Today I am 8 Months Sober!
When I think about my life now it’s quite honestly hard to believe that I am where I am. I feel as if I have lived so many lives and now sobriety has given me a new one. This one isn’t super original by any means compared to some of the other lives (phases) I have lived and undergone. It’s in many ways taking all the bits and pieces of the past lives and making sense of it all and then selectively putting the desired pieces together. It’s like a highly complex emotional rubix cube to say the least. Anyways, it is original in the sense that I have an attitude and outlook on life that I never had before. One that is holistic and very optimistic. One that serves to work for me and not against me. One that has allowed me for the first time ever in my existence to tap in and feel the power of my own strength. That being said, there is one persistent battle that I believe will never go away. Throughout my time the battle has fluctuated to monumental heights and receded away in surrender, but only for a short period of time. This monster and this battle has one name. SHAME. Shame is the name of game I can’t seem to win. Let me tell you why.
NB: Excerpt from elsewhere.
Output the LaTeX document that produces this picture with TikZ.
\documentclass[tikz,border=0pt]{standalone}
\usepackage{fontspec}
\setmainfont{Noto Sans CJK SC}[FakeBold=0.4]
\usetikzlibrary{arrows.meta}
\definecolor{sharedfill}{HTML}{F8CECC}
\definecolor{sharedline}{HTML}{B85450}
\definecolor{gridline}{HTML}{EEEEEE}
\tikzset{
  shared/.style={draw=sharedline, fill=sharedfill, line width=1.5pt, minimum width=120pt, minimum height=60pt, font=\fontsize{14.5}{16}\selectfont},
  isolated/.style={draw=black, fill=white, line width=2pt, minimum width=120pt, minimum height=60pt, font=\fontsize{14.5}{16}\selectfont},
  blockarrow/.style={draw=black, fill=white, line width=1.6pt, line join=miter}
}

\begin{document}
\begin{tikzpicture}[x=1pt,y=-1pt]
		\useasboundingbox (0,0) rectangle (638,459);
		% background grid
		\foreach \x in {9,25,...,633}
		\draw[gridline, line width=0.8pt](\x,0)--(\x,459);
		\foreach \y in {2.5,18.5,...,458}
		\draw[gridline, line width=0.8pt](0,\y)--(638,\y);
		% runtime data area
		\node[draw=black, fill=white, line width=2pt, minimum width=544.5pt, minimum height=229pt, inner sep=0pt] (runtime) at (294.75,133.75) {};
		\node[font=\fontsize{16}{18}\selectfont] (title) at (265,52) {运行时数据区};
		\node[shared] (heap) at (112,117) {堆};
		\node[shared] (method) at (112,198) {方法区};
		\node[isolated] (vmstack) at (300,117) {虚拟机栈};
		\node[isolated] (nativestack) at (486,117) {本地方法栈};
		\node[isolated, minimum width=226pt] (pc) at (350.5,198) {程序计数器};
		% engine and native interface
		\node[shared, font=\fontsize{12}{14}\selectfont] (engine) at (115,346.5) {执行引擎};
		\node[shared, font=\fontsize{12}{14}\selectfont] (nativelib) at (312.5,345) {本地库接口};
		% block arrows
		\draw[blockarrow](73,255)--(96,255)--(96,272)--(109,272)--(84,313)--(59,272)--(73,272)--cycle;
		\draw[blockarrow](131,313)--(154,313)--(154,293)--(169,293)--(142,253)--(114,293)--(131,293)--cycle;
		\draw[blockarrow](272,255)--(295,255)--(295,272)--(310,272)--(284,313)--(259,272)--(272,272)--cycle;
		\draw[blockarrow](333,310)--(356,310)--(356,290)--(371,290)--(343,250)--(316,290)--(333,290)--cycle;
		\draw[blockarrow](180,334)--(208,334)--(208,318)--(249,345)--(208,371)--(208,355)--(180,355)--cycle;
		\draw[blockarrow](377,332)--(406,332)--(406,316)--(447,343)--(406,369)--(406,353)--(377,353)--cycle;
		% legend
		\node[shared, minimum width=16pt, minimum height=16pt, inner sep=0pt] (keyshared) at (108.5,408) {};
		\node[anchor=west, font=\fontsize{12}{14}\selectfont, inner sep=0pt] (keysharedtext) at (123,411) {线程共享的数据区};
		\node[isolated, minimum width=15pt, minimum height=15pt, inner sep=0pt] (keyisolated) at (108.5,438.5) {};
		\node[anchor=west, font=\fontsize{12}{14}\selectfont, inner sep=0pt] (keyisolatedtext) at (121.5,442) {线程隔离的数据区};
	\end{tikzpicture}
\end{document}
It seems that every time I rise to an occasion and think that I have succeeded a little voice in my head says, “Bitch you’re not good enough.” “You don’t deserve this you dumb piece of shit.” “Nobody cares what you have to say so don’t bother trying.” Shame. What a cunt, right? This is my biggest emotional obstacle in life. Why it took me 22 plus years to finally figure it out, I will never know. I have to thank Brené Brown and her talk Listening to Shame for pointing this hard truth out to me. I believe that I have finally been enlightened to my shame because I have also finally admitted to all my failures by getting sober. The day I quit drinking was the day I said to shame, “Fuck you. You have no power over me.”
No surprise, Shame is highly prevalent in people who suffer from/deal with addiction, depression, eating disorders, bullying, suicidal thoughts and the act of suicide, etc. Why is that? I firmly believe that in not just my experience, but many others as well, that we were all afraid of failing. We were put under intense stress and sought to live up to something that we knew was unattainable. We made excuse after excuse for our setback instead of admitting to the truth. We lied to ourselves. When we finally gave up and sunk into our depression, popped copious amounts of pills, drank wine by the box, and wrote the goodbye letter; we let shame win. Shame doesn’t have to win and I’m here to tell you that right now. The first step to winning the battle with shame is to let your guard down. Vulnerability is the arch nemesis to shame. Tap into your purest spirit and form and shame will no longer dictate how you live your life. Moreover, once you accept the fact that it’s okay to not be okay and to be proud of all victories big and small, you will be free.
So, how did I break free of my shame? Well, I’m not entirely free just yet, but I have started to cut some of those shameful strings. Telling my story has been my supreme weapon to fight back shame. Opening myself up in this way so publicly is something I never believed I could do again after falling into a deep alcohol addiction. I’ve always been an open person, but very selective about what I’m open about. Anything that people would find funny, light-hearted, or alluded to some kind of positive feeling I shared. When it came to the deeper shit like my trauma, that stayed locked away oh so tightly in a secret service guarded vault. I wanted people to believe that I was okay, even when I wasn’t. Shame made me paint this illusion to the outside world. Nobody could know that I was in pain. Now I force myself to bare it all, wear my heart on my sleeve, and admit to my wrongs. What I never realized is that from my shame and failure I could gain all my power and humility to be better. Failure has ultimately made me stronger. Shame is something I should celebrate because it makes me human.
This month was a little turbulent. After having a really positive and uplifting period over a handful of weeks, sure enough shame tried to strike me down again. It didn’t work. It didn’t work because I know that it’s okay to not be okay and to be so does not make you weak. I’m truly believe that I’m coming into my prime and, as history likes to repeat itself, shame had to come pay me a visit. I have never been more resilient in my battle with shame. I was wounded, but I did not fall. I did not break. I’m still here standing tall.
I know I have failed myself and others and I’m okay with that. I’m not perfect and I never can be. I know the world is cruel and has been unjust to me, but I don’t have to let it affect me. I get to be whoever I want to be and that’s something I never believed I could achieve.